Which Convergence Test Should I Use? Part 1

One common question from students first learning about series is how to know which convergence test to use with a given series.  The first answer is: practice, practice, practice. The second answer is that there is often more than one convergence test that can be used with a given series.

I will illustrate this point with a look at one series and the several tests that may be used to show it converges. This will serve as a review of some of the tests and how to use them. For a list of convergence tests that are required for the AP Calculus BC exam click here.

To be able to use these tests the students must know the hypotheses of each test and check that they are met for the series in question.
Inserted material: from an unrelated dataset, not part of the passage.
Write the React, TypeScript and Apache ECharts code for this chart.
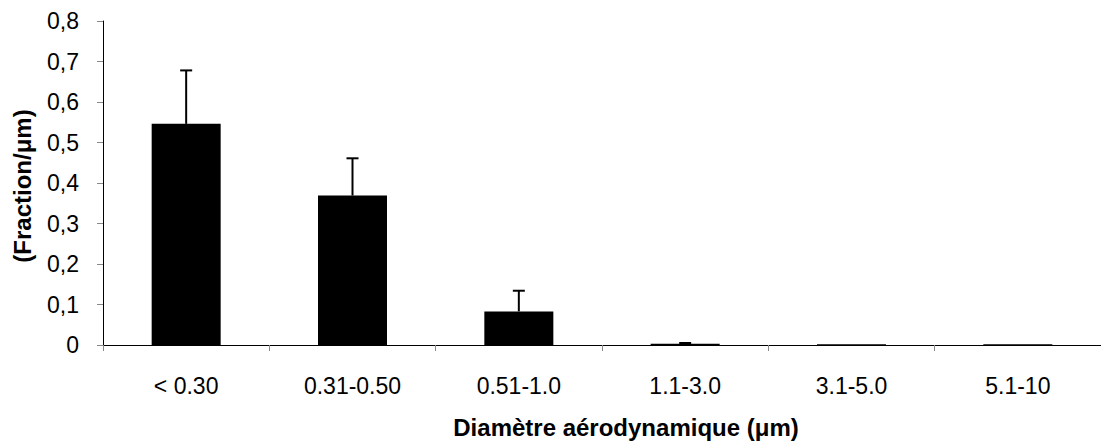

On multiple-choice questions students do not need to how their work, but on free-response questions (such as checking the endpoints of the interval of convergence of a Taylor series) they should state them and say that the series meets them.
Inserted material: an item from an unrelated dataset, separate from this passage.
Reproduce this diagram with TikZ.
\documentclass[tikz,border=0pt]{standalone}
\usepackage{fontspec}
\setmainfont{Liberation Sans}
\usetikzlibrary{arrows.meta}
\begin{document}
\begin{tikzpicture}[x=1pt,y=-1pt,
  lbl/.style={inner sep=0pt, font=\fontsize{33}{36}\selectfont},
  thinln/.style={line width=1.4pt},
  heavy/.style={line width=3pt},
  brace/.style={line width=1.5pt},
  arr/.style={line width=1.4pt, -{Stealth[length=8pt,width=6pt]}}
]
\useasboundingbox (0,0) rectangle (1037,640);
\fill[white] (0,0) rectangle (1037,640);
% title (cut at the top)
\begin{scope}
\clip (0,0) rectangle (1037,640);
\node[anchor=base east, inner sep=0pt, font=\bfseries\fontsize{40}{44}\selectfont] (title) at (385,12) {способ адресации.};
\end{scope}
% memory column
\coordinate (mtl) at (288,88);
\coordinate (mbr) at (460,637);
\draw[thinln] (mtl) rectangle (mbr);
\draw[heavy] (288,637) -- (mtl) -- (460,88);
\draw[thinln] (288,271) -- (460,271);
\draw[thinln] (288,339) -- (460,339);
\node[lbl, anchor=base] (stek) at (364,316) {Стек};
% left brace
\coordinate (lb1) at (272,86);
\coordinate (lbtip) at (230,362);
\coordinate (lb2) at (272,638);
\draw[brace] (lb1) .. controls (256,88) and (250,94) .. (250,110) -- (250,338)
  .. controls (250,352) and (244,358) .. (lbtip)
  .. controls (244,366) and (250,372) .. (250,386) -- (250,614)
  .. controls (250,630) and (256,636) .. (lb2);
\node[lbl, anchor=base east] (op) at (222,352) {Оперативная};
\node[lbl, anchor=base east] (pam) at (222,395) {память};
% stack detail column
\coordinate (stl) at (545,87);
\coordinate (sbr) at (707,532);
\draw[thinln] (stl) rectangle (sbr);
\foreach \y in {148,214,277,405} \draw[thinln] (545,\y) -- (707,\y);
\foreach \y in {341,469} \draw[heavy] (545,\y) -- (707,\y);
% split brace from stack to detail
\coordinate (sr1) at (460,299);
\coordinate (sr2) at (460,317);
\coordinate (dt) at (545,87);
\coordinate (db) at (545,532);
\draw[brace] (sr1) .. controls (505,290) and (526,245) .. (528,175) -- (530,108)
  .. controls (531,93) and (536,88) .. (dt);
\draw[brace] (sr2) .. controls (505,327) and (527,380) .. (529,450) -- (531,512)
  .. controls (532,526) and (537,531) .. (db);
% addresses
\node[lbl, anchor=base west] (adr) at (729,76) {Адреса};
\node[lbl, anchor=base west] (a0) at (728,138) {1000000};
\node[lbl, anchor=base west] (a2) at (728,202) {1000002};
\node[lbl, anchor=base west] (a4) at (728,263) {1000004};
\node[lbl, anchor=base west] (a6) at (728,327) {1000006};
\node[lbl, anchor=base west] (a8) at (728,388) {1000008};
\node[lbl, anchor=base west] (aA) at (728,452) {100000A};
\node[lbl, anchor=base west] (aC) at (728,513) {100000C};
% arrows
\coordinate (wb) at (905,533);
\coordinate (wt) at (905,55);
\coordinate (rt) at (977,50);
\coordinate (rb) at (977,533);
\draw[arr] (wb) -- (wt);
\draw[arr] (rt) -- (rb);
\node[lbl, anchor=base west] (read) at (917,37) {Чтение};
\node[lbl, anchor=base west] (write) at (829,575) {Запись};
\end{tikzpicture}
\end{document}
For our example we will look at the series \displaystyle 1-\frac{1}{3}+\frac{1}{9}-\frac{1}{{27}}+\frac{1}{{81}}-+\ldots =\sum\limits_{{n=1}}^{\infty }{{{{{\left( {-\frac{1}{3}} \right)}}^{{n-1}}}}}

Spoiler: Except for the first two tests to be considered, the other tests are far more work than is necessary for this series. The point is to show that several tests may be used for a given series, and to practice the other tests.
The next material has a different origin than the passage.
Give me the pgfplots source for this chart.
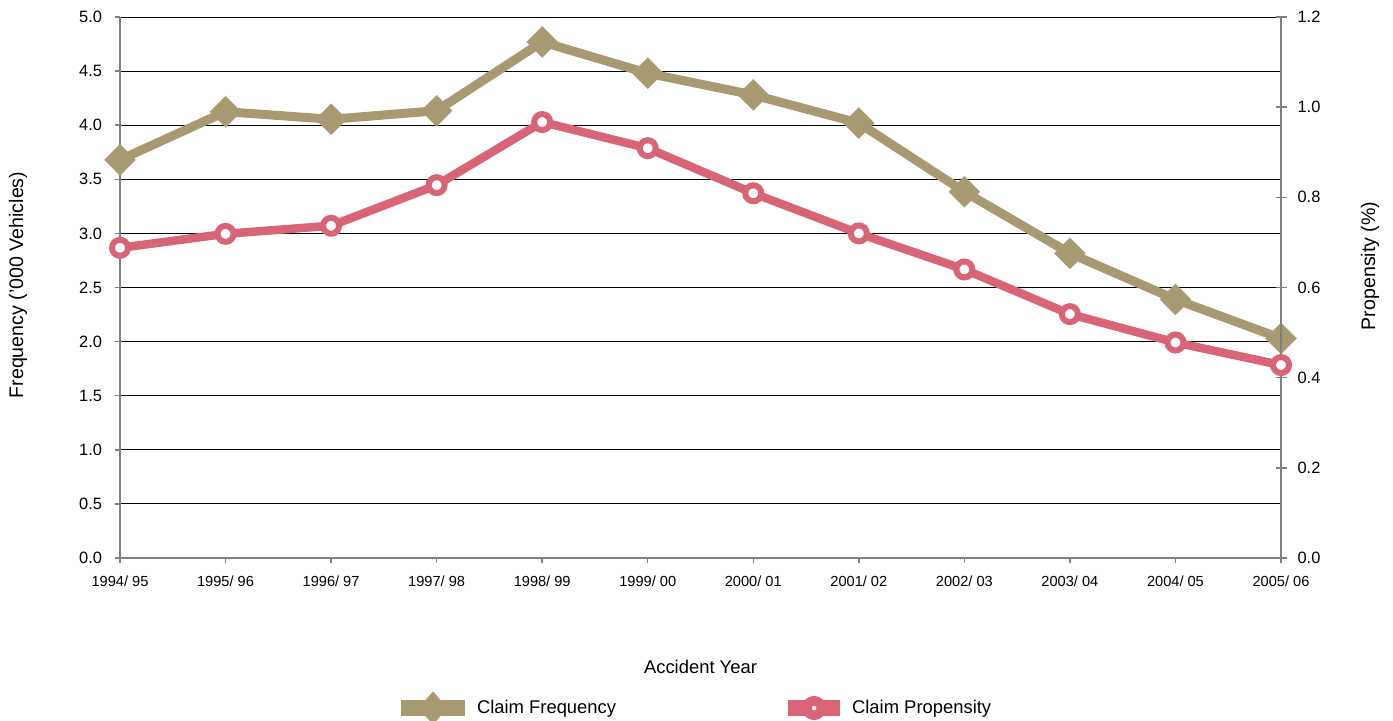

The Geometric Series Test is the obvious test to use here, since this is a geometric series. The common ratio is (–1/3) and since this is between –1 and 1 the series will converge.

The Alternating Series Test (the Leibniz Test) may be used as well. The series alternates signs, is decreasing in absolute value, and the limit of the nth term as n approaches infinity is 0, therefore the series converges.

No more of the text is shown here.